# COLLECTED DATA
◆ ◆ ◆

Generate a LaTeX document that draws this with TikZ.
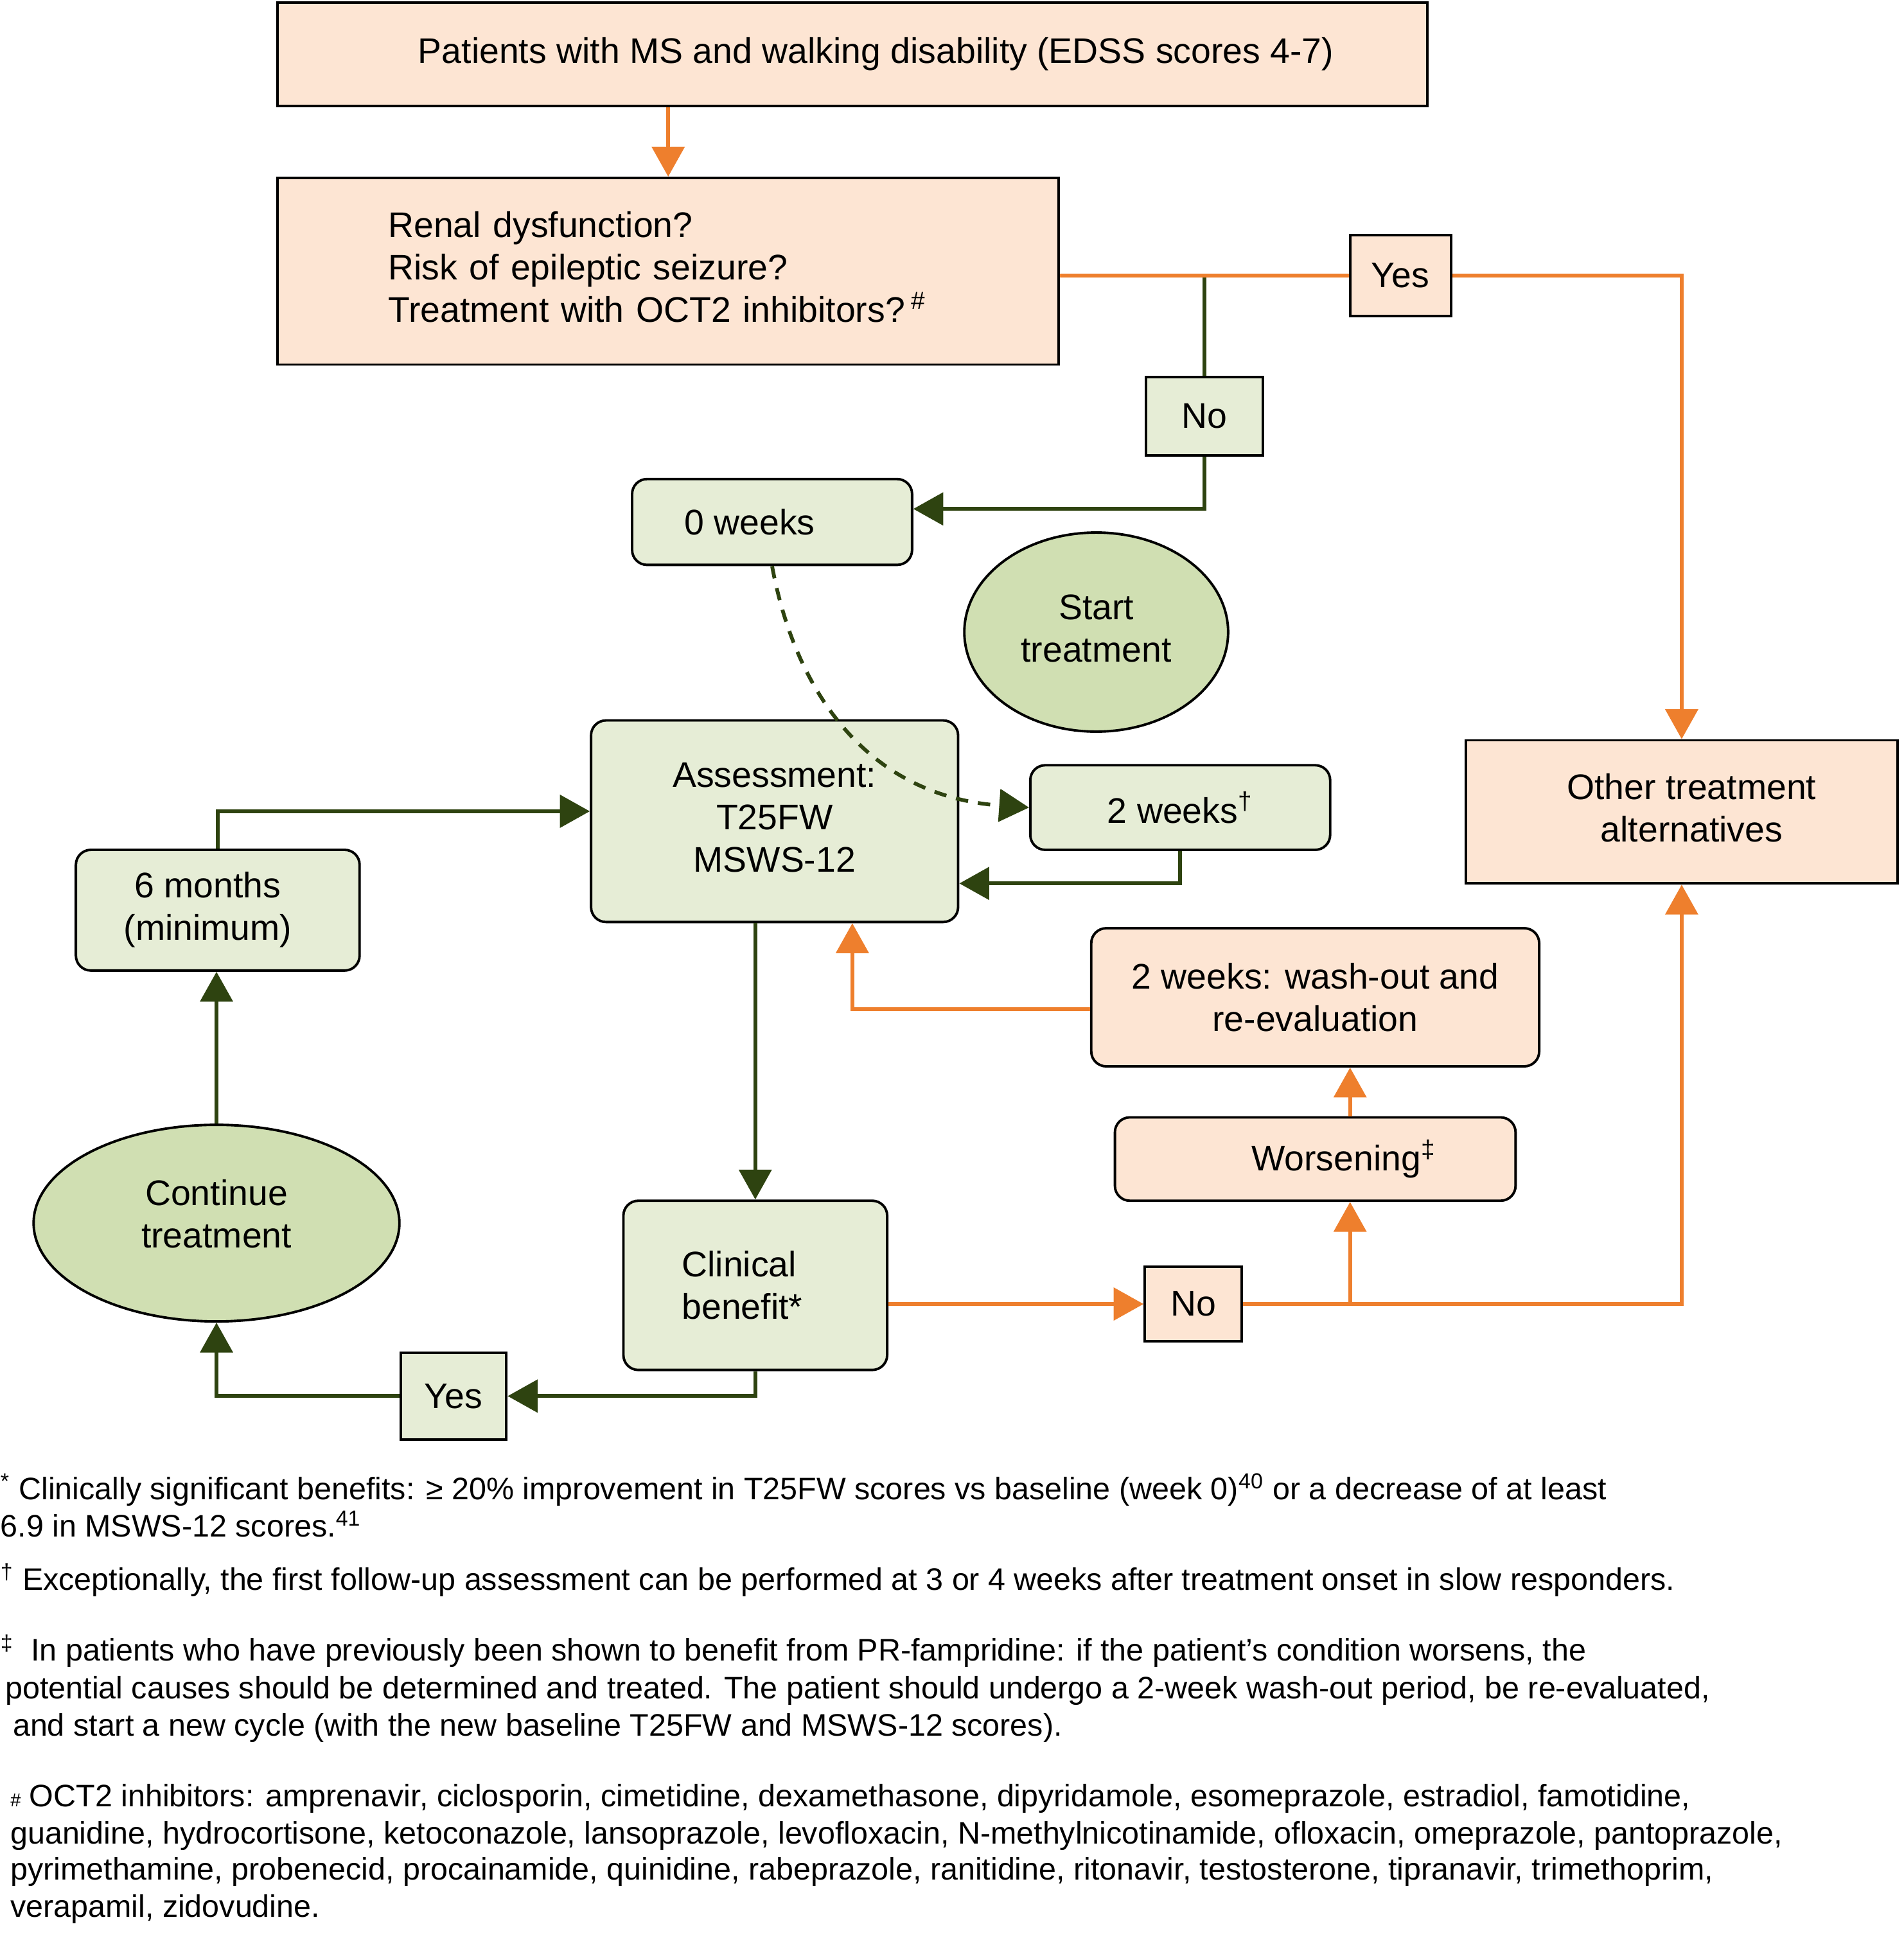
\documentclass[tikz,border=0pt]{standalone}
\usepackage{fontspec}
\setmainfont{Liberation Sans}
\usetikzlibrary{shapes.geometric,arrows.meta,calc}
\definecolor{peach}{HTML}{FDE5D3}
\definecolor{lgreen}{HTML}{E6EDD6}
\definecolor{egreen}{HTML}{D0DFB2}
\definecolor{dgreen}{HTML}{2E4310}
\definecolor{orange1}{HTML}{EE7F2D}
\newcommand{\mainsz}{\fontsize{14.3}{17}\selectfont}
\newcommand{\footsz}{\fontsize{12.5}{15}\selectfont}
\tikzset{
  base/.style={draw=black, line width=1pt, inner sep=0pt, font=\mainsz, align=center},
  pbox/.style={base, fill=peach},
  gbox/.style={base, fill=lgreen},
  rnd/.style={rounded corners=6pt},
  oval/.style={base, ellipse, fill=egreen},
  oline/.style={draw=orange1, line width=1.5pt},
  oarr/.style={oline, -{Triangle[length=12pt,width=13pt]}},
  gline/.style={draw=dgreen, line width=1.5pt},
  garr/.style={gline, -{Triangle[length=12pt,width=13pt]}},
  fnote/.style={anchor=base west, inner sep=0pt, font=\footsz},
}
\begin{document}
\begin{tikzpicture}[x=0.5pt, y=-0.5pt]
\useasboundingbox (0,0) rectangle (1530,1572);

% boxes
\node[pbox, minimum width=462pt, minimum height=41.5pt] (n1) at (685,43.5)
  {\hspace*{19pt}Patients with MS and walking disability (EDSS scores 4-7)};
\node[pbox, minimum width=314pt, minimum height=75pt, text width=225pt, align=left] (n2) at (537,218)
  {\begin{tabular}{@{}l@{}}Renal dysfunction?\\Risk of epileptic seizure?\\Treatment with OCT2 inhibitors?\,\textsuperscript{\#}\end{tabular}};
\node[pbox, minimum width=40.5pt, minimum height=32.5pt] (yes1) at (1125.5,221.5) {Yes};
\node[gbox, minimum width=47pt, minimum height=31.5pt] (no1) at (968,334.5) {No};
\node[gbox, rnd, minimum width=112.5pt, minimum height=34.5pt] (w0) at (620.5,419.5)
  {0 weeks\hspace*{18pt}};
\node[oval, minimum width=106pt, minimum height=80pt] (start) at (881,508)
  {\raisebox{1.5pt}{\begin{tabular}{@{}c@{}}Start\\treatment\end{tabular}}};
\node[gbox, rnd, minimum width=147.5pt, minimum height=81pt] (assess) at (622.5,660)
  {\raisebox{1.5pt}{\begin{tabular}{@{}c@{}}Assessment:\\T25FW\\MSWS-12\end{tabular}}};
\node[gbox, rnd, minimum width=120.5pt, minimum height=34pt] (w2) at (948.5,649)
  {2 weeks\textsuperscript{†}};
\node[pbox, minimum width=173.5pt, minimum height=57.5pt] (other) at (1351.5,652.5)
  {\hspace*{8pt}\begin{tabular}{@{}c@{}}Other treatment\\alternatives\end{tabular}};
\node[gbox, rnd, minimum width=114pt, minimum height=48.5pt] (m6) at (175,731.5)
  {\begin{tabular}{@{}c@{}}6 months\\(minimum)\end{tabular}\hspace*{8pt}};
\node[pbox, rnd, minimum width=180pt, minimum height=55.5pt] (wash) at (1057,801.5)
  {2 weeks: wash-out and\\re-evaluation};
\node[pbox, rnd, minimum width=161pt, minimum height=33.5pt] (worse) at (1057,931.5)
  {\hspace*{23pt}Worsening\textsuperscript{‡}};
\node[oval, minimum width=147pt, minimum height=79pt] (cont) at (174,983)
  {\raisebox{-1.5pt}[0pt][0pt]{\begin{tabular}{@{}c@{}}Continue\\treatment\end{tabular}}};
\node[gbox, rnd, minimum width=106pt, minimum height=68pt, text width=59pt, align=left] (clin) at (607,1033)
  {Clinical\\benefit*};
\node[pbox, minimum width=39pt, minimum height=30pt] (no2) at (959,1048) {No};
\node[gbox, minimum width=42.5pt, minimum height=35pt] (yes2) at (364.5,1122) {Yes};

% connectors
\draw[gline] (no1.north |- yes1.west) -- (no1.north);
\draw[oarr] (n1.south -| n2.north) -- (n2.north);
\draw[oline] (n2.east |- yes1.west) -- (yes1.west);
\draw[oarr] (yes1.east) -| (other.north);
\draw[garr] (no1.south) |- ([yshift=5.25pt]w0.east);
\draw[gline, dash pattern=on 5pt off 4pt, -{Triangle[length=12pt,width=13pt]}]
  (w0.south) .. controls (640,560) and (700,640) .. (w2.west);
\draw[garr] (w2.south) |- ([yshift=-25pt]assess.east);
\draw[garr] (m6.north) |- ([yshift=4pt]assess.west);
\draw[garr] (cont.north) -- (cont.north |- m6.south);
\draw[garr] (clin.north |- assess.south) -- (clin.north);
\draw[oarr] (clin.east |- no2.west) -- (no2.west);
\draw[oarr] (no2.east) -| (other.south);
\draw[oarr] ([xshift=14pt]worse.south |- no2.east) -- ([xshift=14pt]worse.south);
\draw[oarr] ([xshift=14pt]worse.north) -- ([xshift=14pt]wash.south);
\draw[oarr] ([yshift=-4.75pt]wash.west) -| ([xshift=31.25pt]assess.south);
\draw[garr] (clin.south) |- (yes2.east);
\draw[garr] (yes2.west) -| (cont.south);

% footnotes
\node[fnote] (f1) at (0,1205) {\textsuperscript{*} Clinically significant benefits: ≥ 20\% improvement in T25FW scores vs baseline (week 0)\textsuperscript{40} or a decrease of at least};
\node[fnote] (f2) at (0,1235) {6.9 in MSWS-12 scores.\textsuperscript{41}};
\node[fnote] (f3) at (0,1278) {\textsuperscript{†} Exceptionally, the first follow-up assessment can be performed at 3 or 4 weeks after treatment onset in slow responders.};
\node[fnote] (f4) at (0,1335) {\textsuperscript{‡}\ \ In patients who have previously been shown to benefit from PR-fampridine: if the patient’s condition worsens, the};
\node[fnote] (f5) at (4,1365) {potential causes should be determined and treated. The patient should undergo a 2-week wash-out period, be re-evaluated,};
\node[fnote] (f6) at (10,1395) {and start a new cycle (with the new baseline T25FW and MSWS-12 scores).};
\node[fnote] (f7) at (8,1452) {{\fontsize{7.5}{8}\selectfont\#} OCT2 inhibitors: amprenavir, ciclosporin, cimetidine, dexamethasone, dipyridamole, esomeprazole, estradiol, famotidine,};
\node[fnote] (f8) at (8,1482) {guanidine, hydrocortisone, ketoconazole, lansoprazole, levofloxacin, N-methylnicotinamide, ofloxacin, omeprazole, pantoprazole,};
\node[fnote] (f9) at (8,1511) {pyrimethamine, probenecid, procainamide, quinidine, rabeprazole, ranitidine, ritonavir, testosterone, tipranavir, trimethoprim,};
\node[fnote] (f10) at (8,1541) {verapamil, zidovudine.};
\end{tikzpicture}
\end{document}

◆ ◆ ◆

For each line of the listing that holds the word "with", show that line.

# RESULT OF THIS EXERCISE
Generate a LaTeX document that draws this with TikZ.
  {\hspace*{19pt}Patients with MS and walking disability (EDSS scores 4-7)};
  {\begin{tabular}{@{}l@{}}Renal dysfunction?\\Risk of epileptic seizure?\\Treatment with OCT2 inhibitors?\,\textsuperscript{\#}\end{tabular}};
\node[fnote] (f6) at (10,1395) {and start a new cycle (with the new baseline T25FW and MSWS-12 scores).};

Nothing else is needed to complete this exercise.